From a commercial point of view, Seabrook’s current resurgence follows its decision to trim down its range of flavours. “We were haemorrhaging money and realised that out of the 26 flavours, 98.5% of profit was from 12. So there were 13 flavours that were more of a service to the people who were used to buying them, often by mail order. So we got it down to 12 and then also launched our lattice product, which has another five flavours.”
With around 128,000 boxes of crisps flying out of the factory every week, flavours have to be spot on and rigorously tested. The company works with a handful of flavour houses, as well as ‘flavourists’ – talented individuals whose services are hotly contested. “Once we’ve set out our spec, such as gluten free, all natural ingredients and complying with 2015 salt content regulations, we have about 15 versions of a flavour developed. We choose one we like but it then takes another hundred attempts to get it right, with my wife, daughter and I in the lab doing the testing.”

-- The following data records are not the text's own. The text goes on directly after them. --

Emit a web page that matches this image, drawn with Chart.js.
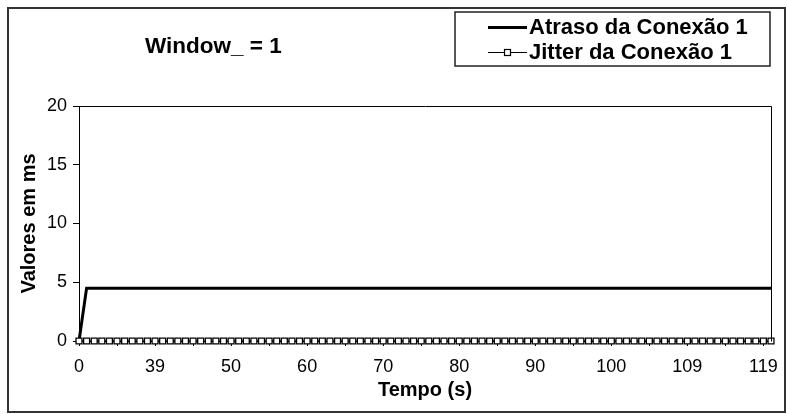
<!DOCTYPE html>
<html>
<head>
<meta charset="utf-8">
<script src="https://cdn.jsdelivr.net/npm/chart.js@4/dist/chart.umd.min.js"></script>
<style>
  html, body { margin: 0; padding: 0; background: #fff; }
  #wrap { width: 787px; height: 414px; }
</style>
</head>
<body>
<div id="wrap"><canvas id="c" width="787" height="414"></canvas></div>
<script>
// Simulation time stamps (s) for each sample
const tempo = [
  0,
  30, 31, 32, 33, 34, 35, 36, 37, 38,
  39,
  40, 41, 42, 43, 44, 45, 46, 47, 49,
  50,
  51, 52, 53, 54, 55, 56, 57, 58, 59,
  60,
  61, 62, 63, 64, 65, 66, 67, 68, 69,
  70,
  71, 72, 73, 74, 75, 76, 77, 78, 79,
  80,
  81, 82, 83, 84, 85, 86, 87, 88, 89,
  90,
  91, 92, 93, 94, 95, 96, 97, 98, 99,
  100,
  101, 102, 103, 104, 105, 105.5, 106, 107, 108,
  109,
  110, 111, 112, 113, 114, 115, 116, 117, 118,
  119,
  120
];

// Delay of connection 1 (ms)
const atraso = [
  0,
  4.5, 4.5, 4.5, 4.5, 4.5, 4.5, 4.5, 4.5, 4.5, 4.5,
  4.5, 4.5, 4.5, 4.5, 4.5, 4.5, 4.5, 4.5, 4.5, 4.5,
  4.5, 4.5, 4.5, 4.5, 4.5, 4.5, 4.5, 4.5, 4.5, 4.5,
  4.5, 4.5, 4.5, 4.5, 4.5, 4.5, 4.5, 4.5, 4.5, 4.5,
  4.5, 4.5, 4.5, 4.5, 4.5, 4.5, 4.5, 4.5, 4.5, 4.5,
  4.5, 4.5, 4.5, 4.5, 4.5, 4.5, 4.5, 4.5, 4.5, 4.5,
  4.5, 4.5, 4.5, 4.5, 4.5, 4.5, 4.5, 4.5, 4.5, 4.5,
  4.5, 4.5, 4.5, 4.5, 4.5, 4.5, 4.5, 4.5, 4.5, 4.5,
  4.5, 4.5, 4.5, 4.5, 4.5, 4.5, 4.5, 4.5, 4.5, 4.5,
  4.5
];

// Jitter of connection 1 (ms)
const jitter = [
  0,
  0, 0, 0, 0, 0, 0, 0, 0, 0, 0,
  0, 0, 0, 0, 0, 0, 0, 0, 0, 0,
  0, 0, 0, 0, 0, 0, 0, 0, 0, 0,
  0, 0, 0, 0, 0, 0, 0, 0, 0, 0,
  0, 0, 0, 0, 0, 0, 0, 0, 0, 0,
  0, 0, 0, 0, 0, 0, 0, 0, 0, 0,
  0, 0, 0, 0, 0, 0, 0, 0, 0, 0,
  0, 0, 0, 0, 0, 0, 0, 0, 0, 0,
  0, 0, 0, 0, 0, 0, 0, 0, 0, 0,
  0
];

const yMin = 0, yMax = 20, yStep = 5;
const labelEvery = 10;   // category label interval
const tickEvery = 5;     // tick-mark interval

const chartTitle = 'Window_ = 1';
const xTitle = 'Tempo (s)';
const yTitle = 'Valores em ms';
const seriesNames = ['Atraso da Conexão 1', 'Jitter da Conexão 1'];

const FONT = '"Liberation Sans", Arial, Helvetica, sans-serif';

// Frame, plot box, title and boxed legend
const decorations = {
  id: 'decorations',
  beforeDraw(chart) {
    const ctx = chart.ctx;
    ctx.save();
    ctx.fillStyle = '#ffffff';
    ctx.fillRect(0, 0, chart.width, chart.height);
    ctx.restore();
  },
  afterDraw(chart) {
    const ctx = chart.ctx;
    const a = chart.chartArea;
    ctx.save();

    // outer frame
    ctx.strokeStyle = '#333';
    ctx.lineWidth = 2;
    ctx.strokeRect(8, 8, 777, 404);

    // plot box (top and right edges)
    ctx.strokeStyle = '#000';
    ctx.lineWidth = 1;
    ctx.beginPath();
    ctx.moveTo(Math.round(a.left) + 0.5, Math.round(a.top) + 0.5);
    ctx.lineTo(Math.round(a.right) + 0.5, Math.round(a.top) + 0.5);
    ctx.lineTo(Math.round(a.right) + 0.5, Math.round(a.bottom) + 0.5);
    ctx.stroke();

    // chart title
    ctx.fillStyle = '#000';
    ctx.font = 'bold 22.5px ' + FONT;
    ctx.textBaseline = 'middle';
    ctx.textAlign = 'left';
    ctx.fillText(chartTitle, 145, 47);

    // legend box
    const lx = 455, ly = 12, lw = 315, lh = 54;
    ctx.strokeStyle = '#222';
    ctx.lineWidth = 1.5;
    ctx.strokeRect(lx, ly, lw, lh);

    const rows = [27, 52];
    chart.data.datasets.forEach((ds, i) => {
      const y = rows[i];
      ctx.strokeStyle = ds.borderColor;
      ctx.lineWidth = ds.borderWidth;
      ctx.beginPath();
      ctx.moveTo(488, y + 0.5);
      ctx.lineTo(527, y + 0.5);
      ctx.stroke();
      if (ds.pointRadius > 0) {
        ctx.fillStyle = ds.pointBackgroundColor;
        ctx.strokeStyle = ds.pointBorderColor;
        ctx.lineWidth = 1.2;
        ctx.fillRect(504.5, y - 2.5, 6, 6);
        ctx.strokeRect(504.5, y - 2.5, 6, 6);
      }
      ctx.fillStyle = '#000';
      ctx.font = 'bold 22px ' + FONT;
      ctx.textBaseline = 'middle';
      ctx.fillText(ds.label, 529, y + 1);
    });

    ctx.restore();
  }
};

new Chart(document.getElementById('c'), {
  type: 'line',
  data: {
    labels: tempo,
    datasets: [
      {
        label: seriesNames[0],
        data: atraso,
        borderColor: '#000',
        backgroundColor: '#000',
        borderWidth: 3,
        pointRadius: 0,
        tension: 0,
        clip: false,
        order: 2
      },
      {
        label: seriesNames[1],
        data: jitter,
        borderColor: '#000',
        backgroundColor: '#fff',
        borderWidth: 1,
        pointStyle: 'rect',
        pointRadius: 4.2,
        pointBackgroundColor: '#fff',
        pointBorderColor: '#000',
        pointBorderWidth: 1.3,
        tension: 0,
        clip: false,
        order: 1
      }
    ]
  },
  options: {
    responsive: false,
    animation: false,
    devicePixelRatio: 1,
    layout: { padding: { left: 0, right: 16, top: 106, bottom: 0 } },
    plugins: {
      legend: { display: false },
      title: { display: false },
      tooltip: { enabled: false }
    },
    scales: {
      x: {
        type: 'category',
        offset: false,
        grid: {
          drawOnChartArea: false,
          drawTicks: true,
          tickLength: 5,
          color: '#000'
        },
        border: { display: true, color: '#000', width: 1 },
        ticks: {
          autoSkip: false,
          maxRotation: 0,
          minRotation: 0,
          color: '#000',
          padding: 10,
          font: { family: FONT, size: 18 },
          callback: function (value, index) {
            if (index % labelEvery === 0) return String(tempo[index]);
            if (index % tickEvery === 0) return '';
            return null;
          }
        },
        title: {
          display: true,
          text: xTitle,
          color: '#000',
          font: { family: FONT, size: 20, weight: 'bold' },
          padding: { top: 0, bottom: 12 }
        },
        afterFit(scale) {
          scale.height = 73;
          scale.paddingLeft = 0;
          scale.paddingRight = 0;
        }
      },
      y: {
        min: yMin,
        max: yMax,
        grid: {
          drawOnChartArea: false,
          drawTicks: true,
          tickLength: 6,
          color: '#000'
        },
        border: { display: true, color: '#000', width: 1 },
        ticks: {
          stepSize: yStep,
          color: '#000',
          padding: 6,
          font: { family: FONT, size: 18 }
        },
        title: {
          display: true,
          text: yTitle,
          color: '#000',
          font: { family: FONT, size: 20, weight: 'bold' },
          padding: { top: 17, bottom: 0 }
        },
        afterFit(scale) {
          scale.width = 79;
          scale.paddingTop = 0;
          scale.paddingBottom = 0;
        }
      }
    }
  },
  plugins: [decorations]
});
</script>
</body>
</html>
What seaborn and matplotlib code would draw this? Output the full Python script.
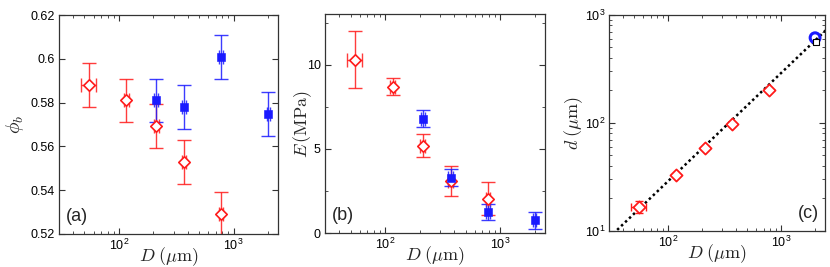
import numpy as np
import pandas as pd
import matplotlib
matplotlib.use("Agg")
import matplotlib.pyplot as plt
import seaborn as sns

sns.set_style("ticks")
plt.rcParams["font.family"] = ["Liberation Sans", "DejaVu Sans"]
plt.rcParams["mathtext.fontset"] = "cm"

# particle size D (um)
D_red = [55, 116, 212, 370, 780]
D_red_err = [8, 6, 10, 15, 30]
D_blue = [212, 370, 780, 2000]
D_blue_err = [8, 15, 30, 60]

# (a) packing fraction
phi_red = [0.588, 0.581, 0.5695, 0.553, 0.529]
phi_blue = [0.581, 0.578, 0.601, 0.5748]
phi_err = 0.01

# (b) Young's modulus (MPa)
E_red = [10.3, 8.7, 5.2, 3.1, 2.05]
E_red_err = [1.7, 0.5, 0.7, 0.9, 1.0]
E_blue = [6.8, 3.3, 1.25, 0.75]
E_blue_err = [0.5, 0.5, 0.5, 0.5]

# (c) d vs D
d_red = [16.8, 33, 59, 98, 202]
d_red_err = [2.0, 0, 0, 0, 0]
D_circle = [2000]
d_circle = [615]
D_square = [2020]
d_square = [565]
fit_D = [30, 2600]
fit_slope = 0.29

RED = "#ff1a1a"
BLUE = "#1a1aff"

fig = plt.figure(figsize=(8.3, 2.67), dpi=100)
ax_a = fig.add_axes([0.0711, 0.1236, 0.264, 0.820])
ax_b = fig.add_axes([0.3916, 0.127, 0.265, 0.820])
ax_c = fig.add_axes([0.734, 0.135, 0.260, 0.809])

red = pd.DataFrame({"D": D_red, "phi": phi_red, "E": E_red, "d": d_red})
blue = pd.DataFrame({"D": D_blue, "phi": phi_blue, "E": E_blue})

eb = dict(fmt="none", elinewidth=1.0, capsize=5, capthick=1.0, zorder=2)

# (a)
ax_a.errorbar(D_red, phi_red, yerr=phi_err, xerr=D_red_err, ecolor=RED, alpha=0.85, **eb)
ax_a.errorbar(D_blue, phi_blue, yerr=phi_err, xerr=D_blue_err, ecolor=BLUE, alpha=0.85, **eb)
sns.scatterplot(data=red, x="D", y="phi", ax=ax_a, marker="D", s=34,
                facecolor="white", edgecolor=RED, linewidth=1.2, zorder=3)
sns.scatterplot(data=blue, x="D", y="phi", ax=ax_a, marker="s", s=28,
                color=BLUE, edgecolor=BLUE, zorder=3)
ax_a.set_ylim(0.52, 0.62)
ax_a.set_yticks([0.52, 0.54, 0.56, 0.58, 0.6, 0.62])
ax_a.set_yticklabels(["0.52", "0.54", "0.56", "0.58", "0.6", "0.62"])
ax_a.set_ylabel(r"$\phi_b$", fontsize=14, va="center")
ax_a.yaxis.set_label_coords(-0.2, 0.5)

# (b)
ax_b.errorbar(D_red, E_red, yerr=E_red_err, xerr=D_red_err, ecolor=RED, alpha=0.85, **eb)
ax_b.errorbar(D_blue, E_blue, yerr=E_blue_err, xerr=D_blue_err, ecolor=BLUE, alpha=0.85, **eb)
sns.scatterplot(data=red, x="D", y="E", ax=ax_b, marker="D", s=34,
                facecolor="white", edgecolor=RED, linewidth=1.2, zorder=3)
sns.scatterplot(data=blue, x="D", y="E", ax=ax_b, marker="s", s=28,
                color=BLUE, edgecolor=BLUE, zorder=3)
ax_b.set_ylim(0, 13)
ax_b.set_yticks([0, 5, 10])
ax_b.set_yticks([2.5, 7.5, 12.5], minor=True)
ax_b.set_ylabel(r"$E\,(\mathrm{MPa})$", fontsize=13, va="center")
ax_b.yaxis.set_label_coords(-0.1, 0.5)

# (c)
sns.lineplot(x=fit_D, y=[fit_slope * v for v in fit_D], ax=ax_c, color="black",
             linestyle=(0, (1, 1.2)), linewidth=1.8, zorder=1)
ax_c.errorbar(D_red, d_red, yerr=d_red_err, xerr=[D_red_err[0], 0, 0, 0, 0],
              ecolor=RED, **dict(eb, capsize=3))
sns.scatterplot(data=red, x="D", y="d", ax=ax_c, marker="D", s=38,
                facecolor="white", edgecolor=RED, linewidth=1.3, zorder=3)
sns.scatterplot(x=D_circle, y=d_circle, ax=ax_c, marker="o", s=50,
                facecolor="none", edgecolor=BLUE, linewidth=2.2, zorder=3)
sns.scatterplot(x=D_square, y=d_square, ax=ax_c, marker="s", s=25,
                facecolor="white", edgecolor="black", linewidth=0.8, zorder=4)
ax_c.set_yscale("log")
ax_c.set_ylim(10, 1000)
ax_c.set_ylabel(r"$d\;(\mu\mathrm{m})$", fontsize=13, va="center")
ax_c.yaxis.set_label_coords(-0.167, 0.5)

for ax, lab, pos in [(ax_a, "(a)", (0.03, 0.04, "left")),
                     (ax_b, "(b)", (0.03, 0.04, "left")),
                     (ax_c, "(c)", (0.97, 0.04, "right"))]:
    ax.set_xscale("log")
    ax.set_xlim(30, 2450)
    ax.set_xlabel(r"$D\;(\mu\mathrm{m})$", fontsize=13, va="center")
    ax.xaxis.set_label_coords(0.5, -0.105)
    ax.tick_params(which="both", direction="in", top=True, right=True,
                   labelsize=9, colors="#333333", labelcolor="black", pad=3)
    ax.tick_params(which="major", length=4, width=0.8)
    ax.tick_params(which="minor", length=2.5, width=0.6)
    for sp in ax.spines.values():
        sp.set_visible(True)
        sp.set_linewidth(0.9)
        sp.set_color("#333333")
    ax.text(pos[0], pos[1], lab, transform=ax.transAxes, ha=pos[2], va="bottom",
            fontsize=13)

fig.savefig("out.png", dpi=100)
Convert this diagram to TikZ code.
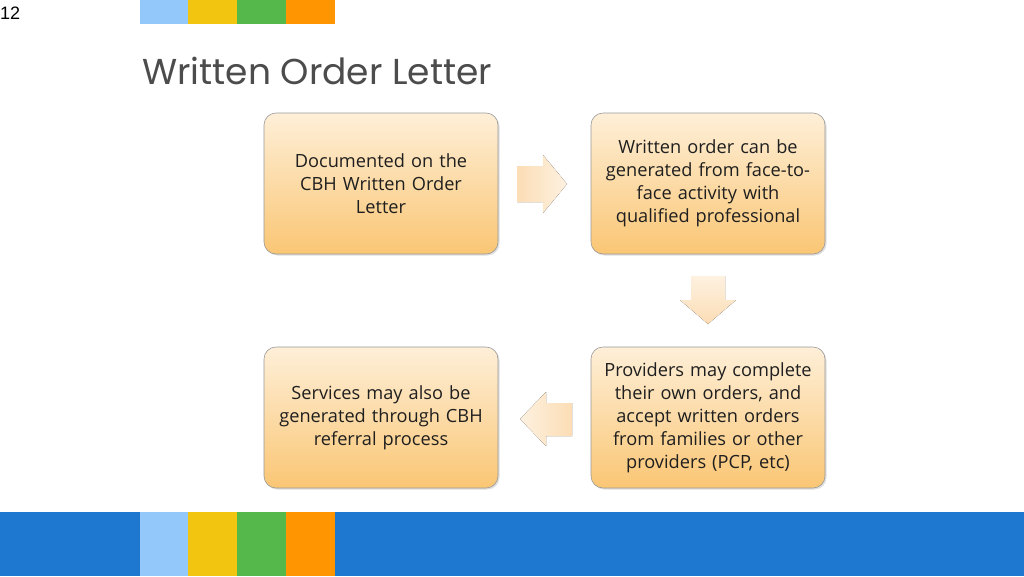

The company also uses its staff as guinea pigs to make decisions, noting which pile of different flavoured crisps goes down the quickest in its offices. While Seabrook’s existing markets now look to have solid foundations, the business continues to seek new revenue streams, says Ken. The snack market may not seem the most innovative to an outsider looking in. But Ken insists his is an experimental firm always keen to test boundaries and explore new opportunities. And in the true spirit of the inventor, he’s not afraid of failure.
He recalls the company’s attempt to deliver its now discontinued ‘Goodbye Salt Hello Flavour’ range into chemists. Seabrook developed the products for people with high blood pressure who otherwise avoided crisps due to the dangers of their salt content.
The aim was to have them clearly marked as a health food in a prominent spot in pharmacies. But a breakdown in communication – stemming from issues Ken says are linked with the long since departed former management team – saw them thrown onto crisp aisles up and down the country. “If you don’t have a dog, you don’t go down the dog aisle,” says Ken. “So why did they think people with high blood pressure would find them on the crisp aisle?”
Seabrook also hatched an ingenious plan to develop crisps specifically to be sold by pub landlords that were proven to increase bar trade. Inspired by the old trick of using salty peanuts to get patrons thirsty and ordering more drinks, Seabrook developed a range of especially spicy crisps for pubs.
It even carried out a controlled test – of a dominoes team – measuring drinking speed against crisp consumption. Tests were successful, with the crisps causing a clear shortening of minutes per pint, and talks with the likes of Wetherspoons had begun. But price was the ultimate stumbling block. “They just couldn’t see the bigger picture and how it would boost their trade,” says Ken defiantly.
Not all innovations at Seabrook’s headquarters fail, however, and Ken is optimistic about a top secret health food project aimed at the children’s market. “It’s an ultra-healthy snack that kids will actually want to eat, and will give them part of their five-a-day. We’re looking at launching it in August 2015. That’s all I can say on that.”
Before we wrap up, Ken considers what the future holds for his own career. There’s a note of uncertainty in his voice. “I’m getting too old. I’m 64 now,” he says. But admits that, since none of his daughters are willing to give up flourishing careers elsewhere to commit long-term to Seabrook, his exit would inevitably end the lineage of his wife’s family in the firm. This wouldn’t necessarily compromise the company’s traditional values, he says, but any handing over of power would need to be managed carefully. He adds: “I’ve no plans to exit the business…but never say never.”
For now, though, there’s much to be getting on with as the firm battles back to full strength and fights for its share in a competitive market.